Detect. Identify the largest dirs. Pick a safe cleanup. Apply it. Verify. The agent that handles a full disk in 90 seconds and the safety rails that keep it from deleting your prod logs.

Detection signal

The detection signal is conservative. Disk-percent-used > 90% for 5 minutes is the trigger; the threshold is conservative because intervention before 100% prevents service degradation. The metric source is the host’s filesystem stats and the agent gets the host name, mount point, percent-used value.

Identifying the culprit

The agent identifies the dominant directories.

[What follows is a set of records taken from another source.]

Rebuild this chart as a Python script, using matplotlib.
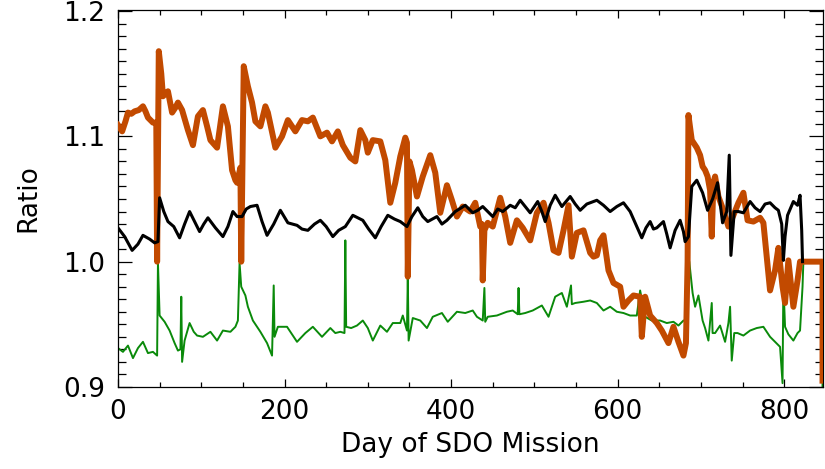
import numpy as np
import matplotlib
matplotlib.use('Agg')
import matplotlib.pyplot as plt
from matplotlib.ticker import MultipleLocator, FormatStrFormatter

# black curve
black_day = [0, 8, 17, 24, 30, 38, 44, 48, 50, 55, 60, 67, 74, 80, 86, 92, 98, 103, 108, 117,
             126, 132, 138, 143, 149, 154, 159, 167, 173, 179, 187, 195, 204, 215, 221, 228, 236,
             243, 250, 258, 265, 273, 282, 294, 301, 309, 316, 324, 332, 339, 347, 353, 360, 366,
             372, 383, 389, 395, 405, 417, 426, 432, 438, 444, 450, 456, 462, 471, 477, 483, 489,
             495, 504, 509, 513, 519, 525, 533, 543, 549, 555, 563, 571, 575, 583, 591, 599, 607,
             615, 623, 629, 634, 639, 643, 647, 655, 659, 663, 669, 675, 679, 681, 685, 689, 695,
             702, 708, 714, 720, 726, 731, 734, 736, 740, 745, 751, 759, 765, 771, 777, 783, 789,
             793, 797, 799, 801, 804, 811, 816, 819, 821, 822]
black_val = [1.027, 1.020, 1.009, 1.014, 1.021, 1.018, 1.015, 1.016, 1.051, 1.040, 1.032, 1.028,
             1.019, 1.030, 1.040, 1.032, 1.024, 1.030, 1.035, 1.027, 1.020, 1.028, 1.040, 1.036,
             1.036, 1.042, 1.044, 1.045, 1.032, 1.021, 1.030, 1.041, 1.031, 1.029, 1.026, 1.025,
             1.030, 1.033, 1.028, 1.020, 1.025, 1.028, 1.037, 1.033, 1.026, 1.019, 1.028, 1.037,
             1.034, 1.032, 1.028, 1.036, 1.043, 1.036, 1.032, 1.036, 1.030, 1.033, 1.040, 1.045,
             1.039, 1.041, 1.044, 1.040, 1.036, 1.042, 1.040, 1.045, 1.043, 1.049, 1.044, 1.039,
             1.048, 1.040, 1.032, 1.045, 1.053, 1.044, 1.052, 1.046, 1.041, 1.046, 1.048, 1.049,
             1.045, 1.040, 1.044, 1.047, 1.040, 1.028, 1.019, 1.027, 1.032, 1.026, 1.027, 1.032,
             1.022, 1.011, 1.025, 1.033, 1.024, 1.016, 1.020, 1.060, 1.065, 1.055, 1.041, 1.050,
             1.063, 1.031, 1.040, 1.085, 1.005, 1.040, 1.040, 1.039, 1.048, 1.043, 1.040, 1.046,
             1.047, 1.043, 1.041, 1.030, 1.001, 1.020, 1.037, 1.048, 1.045, 1.053, 1.025, 1.000]

# orange curve
orange_day = [0, 3, 5, 9, 12, 16, 20, 25, 30, 33, 36, 42, 46, 47, 49, 52, 54, 60, 65, 69, 72, 77,
              84, 90, 96, 102, 107, 111, 119, 126, 132, 137, 141, 143, 147, 148, 151, 156, 161, 165,
              171, 177, 180, 189, 197, 204, 213, 221, 228, 234, 243, 251, 257, 264, 270, 279, 285,
              291, 297, 300, 306, 315, 321, 327, 333, 339, 345, 347, 348, 350, 353, 359, 366, 375,
              381, 387, 395, 401, 407, 414, 423, 429, 435, 437, 438, 440, 444, 450, 459, 465, 471,
              479, 486, 495, 503, 511, 517, 523, 529, 535, 541, 545, 551, 559, 567, 571, 575, 579,
              583, 589, 595, 603, 607, 613, 619, 627, 629, 633, 639, 647, 653, 661, 667, 673, 679,
              682, 684, 685, 689, 695, 699, 702, 705, 708, 711, 713, 715, 717, 721, 727, 733, 739,
              745, 751, 756, 763, 771, 775, 779, 783, 789, 793, 798, 801, 805, 811, 816, 819, 846,
              846]
orange_val = [1.109, 1.106, 1.104, 1.112, 1.119, 1.118, 1.120, 1.121, 1.124, 1.120, 1.115, 1.111,
              1.111, 1.000, 1.168, 1.150, 1.132, 1.136, 1.119, 1.123, 1.127, 1.121, 1.105, 1.093,
              1.116, 1.121, 1.108, 1.097, 1.091, 1.124, 1.108, 1.073, 1.065, 1.063, 1.075, 1.000,
              1.156, 1.140, 1.127, 1.112, 1.108, 1.124, 1.119, 1.091, 1.100, 1.113, 1.104, 1.113,
              1.112, 1.115, 1.100, 1.103, 1.096, 1.104, 1.093, 1.083, 1.080, 1.105, 1.097, 1.087,
              1.097, 1.096, 1.081, 1.047, 1.063, 1.084, 1.099, 1.095, 0.988, 1.080, 1.073, 1.052,
              1.068, 1.085, 1.071, 1.039, 1.061, 1.049, 1.036, 1.044, 1.040, 1.047, 1.028, 1.030,
              0.985, 1.025, 1.031, 1.028, 1.051, 1.036, 1.015, 1.033, 1.027, 1.017, 1.039, 1.047,
              1.031, 1.009, 1.007, 1.025, 1.045, 1.004, 1.023, 1.025, 1.007, 1.004, 1.005, 1.017,
              1.021, 0.993, 0.983, 0.980, 0.964, 0.969, 0.973, 0.972, 0.940, 0.972, 0.957, 0.951,
              0.945, 0.935, 0.948, 0.936, 0.925, 0.935, 1.000, 1.117, 1.097, 1.091, 1.085, 1.076,
              1.073, 1.068, 1.057, 1.020, 1.063, 1.068, 1.052, 1.041, 1.028, 1.037, 1.047, 1.055,
              1.033, 1.032, 1.035, 1.031, 1.004, 0.977, 0.993, 1.011, 0.980, 0.967, 1.001, 0.964,
              0.985, 1.000, 1.000, 0.905]

# green curve
green_day = [0, 6, 12, 18, 24, 30, 36, 42, 47, 48, 50, 56, 62, 68, 72, 75, 76, 77, 80, 86, 91, 95,
             102, 111, 119, 126, 135, 141, 144, 146, 148, 153, 156, 162, 171, 179, 185, 187, 188,
             192, 203, 209, 215, 225, 234, 245, 255, 261, 267, 272, 273, 274, 280, 287, 294, 300,
             306, 315, 323, 330, 339, 342, 347, 348, 349, 354, 363, 371, 378, 389, 396, 407, 417,
             426, 431, 438, 440, 441, 444, 455, 467, 474, 480, 481, 482, 489, 498, 509, 517, 525,
             533, 539, 544, 545, 549, 559, 567, 575, 583, 591, 599, 607, 615, 623, 627, 633, 641,
             651, 659, 667, 673, 679, 683, 686, 690, 693, 697, 702, 705, 709, 713, 714, 717, 723,
             729, 733, 735, 737, 740, 744, 751, 759, 767, 775, 783, 789, 795, 798, 799, 801, 805,
             811, 816, 819, 822, 823, 846, 846]
green_val = [0.931, 0.928, 0.933, 0.923, 0.931, 0.936, 0.927, 0.928, 0.925, 0.999, 0.957, 0.952,
             0.945, 0.935, 0.929, 0.930, 0.972, 0.920, 0.937, 0.951, 0.944, 0.941, 0.940, 0.944,
             0.937, 0.945, 0.944, 0.948, 0.953, 0.999, 0.980, 0.973, 0.964, 0.953, 0.944, 0.935,
             0.925, 0.981, 0.940, 0.948, 0.948, 0.942, 0.936, 0.943, 0.948, 0.940, 0.947, 0.943,
             0.944, 0.943, 1.017, 0.948, 0.947, 0.949, 0.953, 0.947, 0.937, 0.949, 0.944, 0.951,
             0.951, 0.957, 0.945, 0.988, 0.937, 0.955, 0.953, 0.947, 0.956, 0.959, 0.952, 0.960,
             0.959, 0.961, 0.956, 0.953, 0.979, 0.952, 0.956, 0.957, 0.960, 0.961, 0.958, 0.979,
             0.958, 0.959, 0.961, 0.965, 0.956, 0.972, 0.975, 0.964, 0.981, 0.966, 0.967, 0.968,
             0.969, 0.967, 0.961, 0.964, 0.960, 0.959, 0.957, 0.957, 0.977, 0.956, 0.953, 0.953,
             0.951, 0.952, 0.949, 0.953, 0.952, 1.000, 0.975, 0.964, 0.973, 0.953, 0.947, 0.937,
             0.967, 0.943, 0.943, 0.949, 0.936, 0.951, 0.964, 0.921, 0.943, 0.943, 0.941, 0.945,
             0.947, 0.948, 0.940, 0.936, 0.932, 0.903, 0.983, 0.948, 0.942, 0.937, 0.943, 0.945,
             0.980, 1.000, 1.000, 0.895]

plt.rcParams['font.family'] = 'DejaVu Sans'

fig = plt.figure(figsize=(8.25, 4.69), dpi=100)
ax = fig.add_axes([0.143, 0.175, 0.855, 0.804])

ax.plot(green_day, green_val, color='#0a8a0a', lw=1.4, zorder=2)
ax.plot(orange_day, orange_val, color='#c24a00', lw=4.3, solid_joinstyle='round', zorder=3)
ax.plot(black_day, black_val, color='black', lw=2.2, zorder=4)

ax.set_xlim(0, 847)
ax.set_ylim(0.9, 1.201)
ax.xaxis.set_major_locator(MultipleLocator(200))
ax.xaxis.set_minor_locator(MultipleLocator(50))
ax.yaxis.set_major_locator(MultipleLocator(0.1))
ax.yaxis.set_minor_locator(MultipleLocator(0.01))
ax.yaxis.set_major_formatter(FormatStrFormatter('%.1f'))

ax.tick_params(which='both', direction='in', top=True, right=True, labelsize=19, width=0.9)
ax.tick_params(axis='x', which='major', length=6, pad=9)
ax.tick_params(axis='x', which='minor', length=3.5)
ax.tick_params(axis='y', which='major', length=10, pad=9)
ax.tick_params(axis='y', which='minor', length=5.5)
for s in ax.spines.values():
    s.set_linewidth(0.9)

ax.set_xlabel('Day of SDO Mission', fontsize=19, labelpad=5)
ax.set_ylabel('Ratio', fontsize=19, labelpad=16)

fig.savefig('out.png', dpi=100)
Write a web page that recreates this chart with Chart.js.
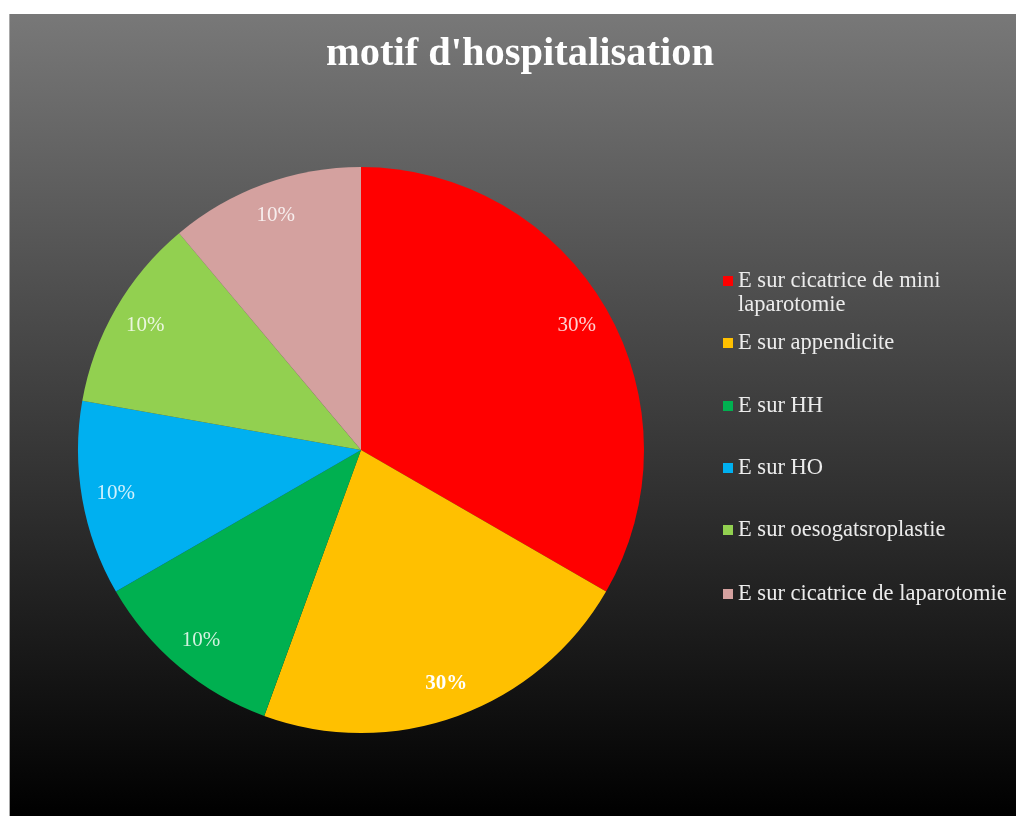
<!DOCTYPE html>
<html>
<head>
<meta charset="utf-8">
<script src="https://cdn.jsdelivr.net/npm/chart.js@4/dist/chart.umd.min.js"></script>
<style>
  html, body { margin: 0; padding: 0; background: #ffffff; }
  #wrap {
    position: absolute; left: 9px; top: 14px; width: 1007px; height: 802px;
    background: linear-gradient(to bottom, #787878 0%, #000000 100%);
    border-left: 1px solid #a8a8a8;
    box-sizing: border-box;
  }
  canvas { position: absolute; left: 0; top: 0; }
</style>
</head>
<body>
<div id="wrap"><canvas id="c" width="1006" height="802"></canvas></div>
<script>
const titleText = "motif d'hospitalisation";
const categories = [
  ["E sur cicatrice de mini", "laparotomie"],
  ["E sur appendicite"],
  ["E sur HH"],
  ["E sur HO"],
  ["E sur oesogatsroplastie"],
  ["E sur cicatrice de laparotomie"]
];
const values = [3, 2, 1, 1, 1, 1];
const valueLabels = ["30%", "30%", "10%", "10%", "10%", "10%"];
const colors = ["#FF0000", "#FFC000", "#00B050", "#00B0F0", "#92D050", "#D4A19F"];

const overlay = {
  id: 'overlay',
  afterDatasetsDraw(chart) {
    const ctx = chart.ctx;
    ctx.save();
    // title
    ctx.font = 'bold 40.5px "Liberation Serif", "DejaVu Serif", serif';
    ctx.fillStyle = '#ffffff';
    ctx.textAlign = 'center';
    ctx.textBaseline = 'alphabetic';
    ctx.fillText(titleText, 510, 51);

    // data labels
    const meta = chart.getDatasetMeta(0);
    meta.data.forEach((arc, i) => {
      const p = arc.getProps(['x', 'y', 'startAngle', 'endAngle', 'outerRadius'], true);
      const mid = (p.startAngle + p.endAngle) / 2;
      const r = p.outerRadius * 0.88;
      const x = p.x + Math.cos(mid) * r;
      const y = p.y + Math.sin(mid) * r;
      const bold = i === 1;
      ctx.font = (bold ? 'bold ' : '') + '21px "Liberation Serif", serif';
      ctx.fillStyle = bold ? '#ffffff' : 'rgba(255,255,255,0.82)';
      ctx.textAlign = 'center';
      ctx.textBaseline = 'middle';
      ctx.fillText(valueLabels[i], x, y);
    });

    // legend
    const rowY = [267, 329, 392, 454, 516, 580];
    ctx.font = '22.5px "Liberation Serif", serif';
    ctx.textAlign = 'left';
    ctx.textBaseline = 'middle';
    categories.forEach((lines, i) => {
      const y = rowY[i];
      ctx.fillStyle = colors[i];
      ctx.fillRect(713, y - 5, 10, 10);
      ctx.fillStyle = '#ececec';
      lines.forEach((t, k) => ctx.fillText(t, 728, y + k * 24));
    });
    ctx.restore();
  }
};

new Chart(document.getElementById('c'), {
  type: 'pie',
  data: {
    labels: categories.map(l => l.join(' ')),
    datasets: [{
      data: values,
      backgroundColor: colors,
      borderWidth: 0
    }]
  },
  options: {
    responsive: false,
    animation: false,
    layout: { padding: { left: 68, right: 372, top: 153, bottom: 83 } },
    plugins: {
      legend: { display: false },
      tooltip: { enabled: false },
      title: { display: false }
    }
  },
  plugins: [overlay]
});
</script>
</body>
</html>
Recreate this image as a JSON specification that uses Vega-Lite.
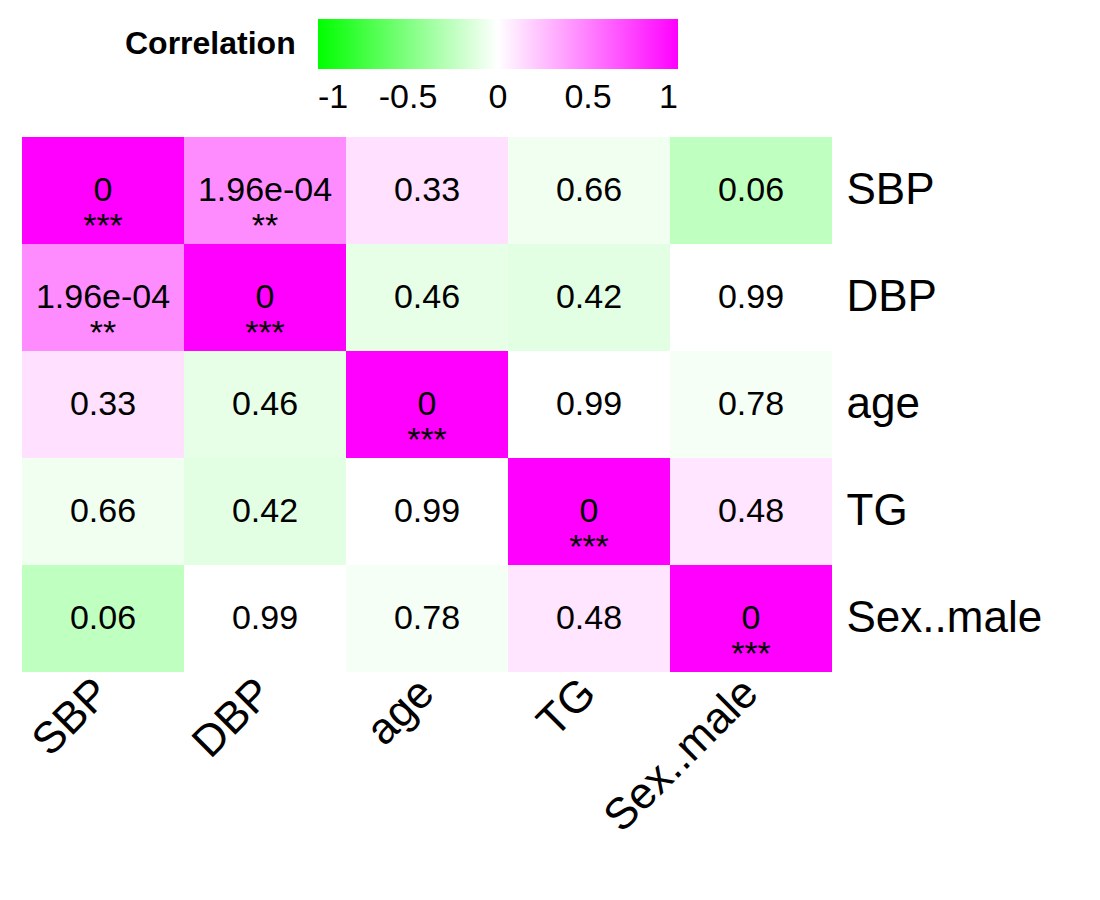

List the top 5 directories by size (one or two usually dominant: logs, caches, dumps); cross-reference with known-cleanable directories (log rotation paths, cache directories, temp directories); flag the unexpected because a directory that grew 10x in the last hour is worth surfacing even when small in absolute terms.

The safe-cleanup decision

The decision is conservative. Logs older than 7 days in /var/log: safe to delete; temp files older than 24 hours: safe; application data never auto-delete because it always requires human approval even when it looks like a cache; when in doubt the agent proposes rather than acts because disk-full is uncomfortable but deleting the wrong file is worse.

The 90-second flow

The flow is fast and structured. Detection at 0:00, list by size at 0:15, identify safe-to-delete at 0:30, propose to operator (or auto-apply if pre-approved) at 0:45, execute at 1:00, verify at 1:30. Verify is a recheck of disk-percent-used; if it dropped the action worked, if not escalate. Logging the entire timeline gives a clean audit trail.

Safety rails

Three rails bound the agent’s blast radius. Allowlist of paths the agent can delete; anything outside requires human approval. Maximum bytes deleted per action: 10GB; beyond that, the agent escalates regardless of safety class. Cooldown: do not auto-clean the same path twice in 30 minutes because multiple cleanups suggest a deeper problem and the right response is escalation.